BEGIN Data extract

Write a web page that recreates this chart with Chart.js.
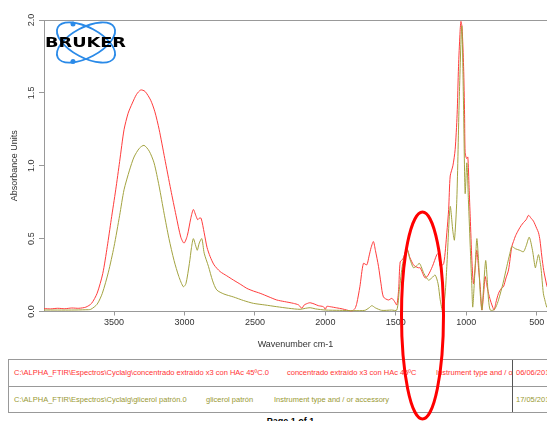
<!DOCTYPE html>
<html>
<head>
<meta charset="utf-8">
<script src="https://cdn.jsdelivr.net/npm/chart.js@4.4.1/dist/chart.umd.min.js"></script>
<style>
body { margin:0; width:547px; height:421px; overflow:hidden; background:#fff; font-family:"Liberation Sans", Arial, sans-serif; position:relative; }
#wrap { position:absolute; left:0; top:0; width:547px; height:350px; }
.tbl { position:absolute; left:8px; top:359px; width:600px; height:52px; border:1px solid #999; border-right:none; }
.row { position:absolute; left:0; width:600px; height:26px; font-size:7.5px; white-space:nowrap; line-height:26px; }
.r1 { top:0; border-bottom:1px solid #999; color:#ff3333; }
.r2 { top:27px; color:#999933; }
.row span { position:absolute; top:0; }
.clip { position:absolute; left:0; top:0; width:503px; height:26px; overflow:hidden; }
.div { position:absolute; left:503px; top:0; width:1px; height:52px; background:#555; }
.page { position:absolute; left:0; width:581px; top:417px; text-align:center; font-weight:bold; font-size:9px; line-height:1; color:#000; }
svg { position:absolute; left:0; top:0; }
</style>
</head>
<body>
<div id="wrap"><canvas id="spec" width="547" height="350"></canvas></div>
<div class="tbl">
  <div class="row r1">
    <div class="clip">
      <span style="left:5px">C:\ALPHA_FTIR\Espectros\Cyclalg\concentrado extraído x3 con HAc 45ºC.0</span>
      <span style="left:278px">concentrado extraído x3 con HAc 45ºC</span>
      <span style="left:427px">Instrument type and / or accessory</span>
    </div>
    <span style="left:507px">06/06/2012</span>
  </div>
  <div class="row r2">
    <div class="clip">
      <span style="left:5px">C:\ALPHA_FTIR\Espectros\Cyclalg\glicerol patrón.0</span>
      <span style="left:197px">glicerol patrón</span>
      <span style="left:265px">Instrument type and / or accessory</span>
    </div>
    <span style="left:507px">17/05/2012</span>
  </div>
  <div class="div"></div>
</div>
<div class="page">Page 1 of 1</div>
<svg width="547" height="421"><ellipse cx="422.5" cy="315.5" rx="21" ry="103.5" fill="none" stroke="#ff0000" stroke-width="3"/></svg>
<script>
// concentrado extraido x3 con HAc 45ºC (red)
var concWn = [3997,3950,3900,3850,3800,3750,3700,3660,3620,3580,3548,3520,3488,3460,3429,3400,3370,3340,3310,3280,3240,3210,3180,3140,3097,3060,3026,3003,2980,2955,2937,2920,2906,2895,2882,2860,2840,2818,2790,2747,2700,2653,2600,2558,2510,2463,2400,2345,2290,2227,2190,2167,2150,2120,2108,2080,2050,2014,2000,1990,1966,1920,1880,1848,1812,1790,1777,1755,1730,1706,1690,1675,1659,1645,1623,1605,1588,1553,1528,1510,1493,1480,1469,1450,1422,1400,1375,1363,1340,1327,1292,1270,1240,1209,1197,1185,1160,1138,1125,1114,1095,1079,1065,1055,1045,1038,1030,1019,1012,1008,998,989,980,972,960,949,937,925,913,901,889,877,866,854,842,830,818,802,790,771,750,736,718,700,677,665,650,629,610,594,575,558,540,523,500,487,477,464,450,429,427];
var concAbs = [0.020,0.018,0.022,0.019,0.024,0.022,0.030,0.055,0.125,0.26,0.445,0.63,0.835,1.03,1.247,1.36,1.43,1.49,1.52,1.51,1.45,1.37,1.25,1.05,0.835,0.66,0.51,0.469,0.52,0.64,0.70,0.66,0.63,0.64,0.64,0.54,0.44,0.377,0.32,0.274,0.245,0.216,0.185,0.159,0.14,0.125,0.10,0.079,0.068,0.056,0.045,0.022,0.045,0.058,0.060,0.052,0.040,0.033,0.015,0.035,0.033,0.025,0.018,0.010,0.003,0.02,0.056,0.17,0.33,0.32,0.38,0.44,0.48,0.42,0.31,0.19,0.10,0.079,0.09,0.07,0.045,0.15,0.34,0.36,0.43,0.37,0.32,0.31,0.30,0.30,0.23,0.25,0.31,0.39,0.40,0.31,0.33,0.54,0.70,0.93,1.0,1.11,1.35,1.68,1.90,1.99,1.95,1.68,1.35,1.09,1.05,1.06,0.85,0.65,0.35,0.19,0.30,0.42,0.30,0.17,0.01,0.12,0.24,0.18,0.125,0.08,0.045,0.01,0.06,0.125,0.16,0.17,0.23,0.285,0.445,0.48,0.52,0.56,0.59,0.61,0.63,0.66,0.64,0.62,0.57,0.54,0.49,0.38,0.28,0.18,0.17];

// glicerol patrón (olive)
var glicWn = [3997,3800,3700,3665,3620,3583,3540,3500,3460,3429,3390,3358,3320,3287,3250,3216,3180,3145,3110,3074,3040,3008,2990,2965,2950,2937,2920,2909,2895,2877,2860,2830,2800,2771,2720,2653,2580,2511,2430,2345,2260,2180,2140,2108,2070,2000,1900,1800,1720,1690,1670,1645,1600,1530,1493,1475,1451,1422,1400,1375,1355,1332,1300,1268,1245,1221,1200,1185,1167,1150,1138,1114,1095,1084,1067,1050,1032,1020,1008,996,985,970,961,954,940,925,913,901,889,875,862,850,842,830,807,790,771,740,712,690,677,650,620,594,575,553,530,510,500,487,470,453,440,429,427];
var glicAbs = [0.010,0.010,0.012,0.015,0.05,0.125,0.27,0.445,0.66,0.835,0.97,1.06,1.12,1.14,1.10,1.02,0.86,0.675,0.50,0.35,0.24,0.17,0.19,0.33,0.44,0.50,0.45,0.42,0.47,0.50,0.40,0.31,0.21,0.148,0.12,0.10,0.075,0.056,0.045,0.033,0.022,0.015,0.022,0.026,0.018,0.01,0.008,0.006,0.008,0.025,0.04,0.025,0.008,0.01,0.01,0.15,0.33,0.43,0.36,0.30,0.31,0.33,0.26,0.215,0.23,0.25,0.19,0.08,0.0,0.12,0.31,0.72,0.55,0.49,0.77,1.45,1.96,1.45,0.81,1.02,0.77,0.40,0.19,0.03,0.25,0.50,0.35,0.125,0.01,0.20,0.35,0.20,0.08,0.01,0.01,0.03,0.08,0.19,0.31,0.40,0.445,0.43,0.42,0.41,0.45,0.51,0.42,0.30,0.34,0.39,0.30,0.125,0.07,0.03,0.03];

var xTicks = [3500, 3000, 2500, 2000, 1500, 1000, 500];
var xMin = 427, xMax = 3997;

function pts(wn, ab) {
    return wn.map(function (w, i) { return {x: w, y: ab[i]}; });
}

var frame = {
    id: 'frame',
    afterDraw: function (chart) {
        var ctx = chart.ctx, a = chart.chartArea;
        ctx.save();
        ctx.strokeStyle = '#999';
        ctx.lineWidth = 1;
        ctx.beginPath();
        ctx.moveTo(a.left, a.top + 0.5);
        ctx.lineTo(a.right, a.top + 0.5);
        ctx.stroke();

        // bruker logo
        ctx.strokeStyle = '#2a8ae8';
        ctx.fillStyle = '#2a8ae8';
        ctx.lineWidth = 1.8;
        ctx.beginPath(); ctx.ellipse(86, 42.5, 32, 15, 0.49, 0, Math.PI * 2); ctx.stroke();
        ctx.beginPath(); ctx.ellipse(86, 42.5, 32, 15, -0.49, 0, Math.PI * 2); ctx.stroke();
        ctx.beginPath(); ctx.arc(73, 24, 2.5, 0, Math.PI * 2); ctx.fill();
        ctx.beginPath(); ctx.arc(73, 61.5, 2.5, 0, Math.PI * 2); ctx.fill();
        ctx.fillStyle = '#000';
        ctx.font = 'bold 14px "DejaVu Sans"';
        ctx.textAlign = 'center';
        ctx.textBaseline = 'middle';
        var w = ctx.measureText('BRUKER').width;
        ctx.translate(85.5, 43);
        ctx.scale(81 / w, 1);
        ctx.fillText('BRUKER', 0, 0);
        ctx.restore();
    }
};

new Chart(document.getElementById('spec'), {
    type: 'line',
    data: {
        datasets: [{
            label: 'glicerol patrón',
            data: pts(glicWn, glicAbs),
            borderColor: '#a3a340',
            borderWidth: 1,
            pointRadius: 0,
            tension: 0.25
        }, {
            label: 'concentrado extraído x3 con HAc 45ºC',
            data: pts(concWn, concAbs),
            borderColor: '#ff3c3c',
            borderWidth: 1,
            pointRadius: 0,
            tension: 0.25
        }]
    },
    options: {
        responsive: false,
        animation: false,
        layout: {padding: {top: 20, left: 0, right: 0, bottom: 0}},
        plugins: {legend: {display: false}, tooltip: {enabled: false}},
        scales: {
            x: {
                type: 'linear',
                reverse: true,
                min: xMin,
                max: xMax,
                afterBuildTicks: function (s) { s.ticks = xTicks.map(function (v) { return {value: v}; }); },
                afterFit: function (s) { s.height = 38.5; },
                ticks: {color: '#333', font: {family: 'Liberation Sans', size: 9}, padding: 2, maxRotation: 0,
                    callback: function (v) { return String(v); }},
                grid: {drawOnChartArea: false, tickLength: 4, color: '#999'},
                border: {color: '#999'},
                title: {display: true, text: 'Wavenumber cm-1', color: '#333',
                    font: {family: 'Liberation Sans', size: 9}, padding: {top: 4, bottom: 0}}
            },
            y: {
                min: 0,
                max: 2,
                afterFit: function (s) { s.width = 44; },
                ticks: {stepSize: 0.5, color: '#333', font: {family: 'Liberation Sans', size: 9},
                    minRotation: 90, maxRotation: 90, crossAlign: 'center', padding: 1,
                    callback: function (v) { return v.toFixed(1); }},
                grid: {drawOnChartArea: false, tickLength: 5, color: '#999'},
                border: {color: '#999'},
                title: {display: true, text: 'Absorbance Units', color: '#333',
                    font: {family: 'Liberation Sans', size: 9}, padding: {top: 9.5, bottom: 0}}
            }
        }
    },
    plugins: [frame]
});
</script>
</body>
</html>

END Data extract

# Work instructions
Identify and copy lines that hold the string "page".

# Output of the task
Write a web page that recreates this chart with Chart.js.
.page { position:absolute; left:0; width:581px; top:417px; text-align:center; font-weight:bold; font-size:9px; line-height:1; color:#000; }
<div class="page">Page 1 of 1</div>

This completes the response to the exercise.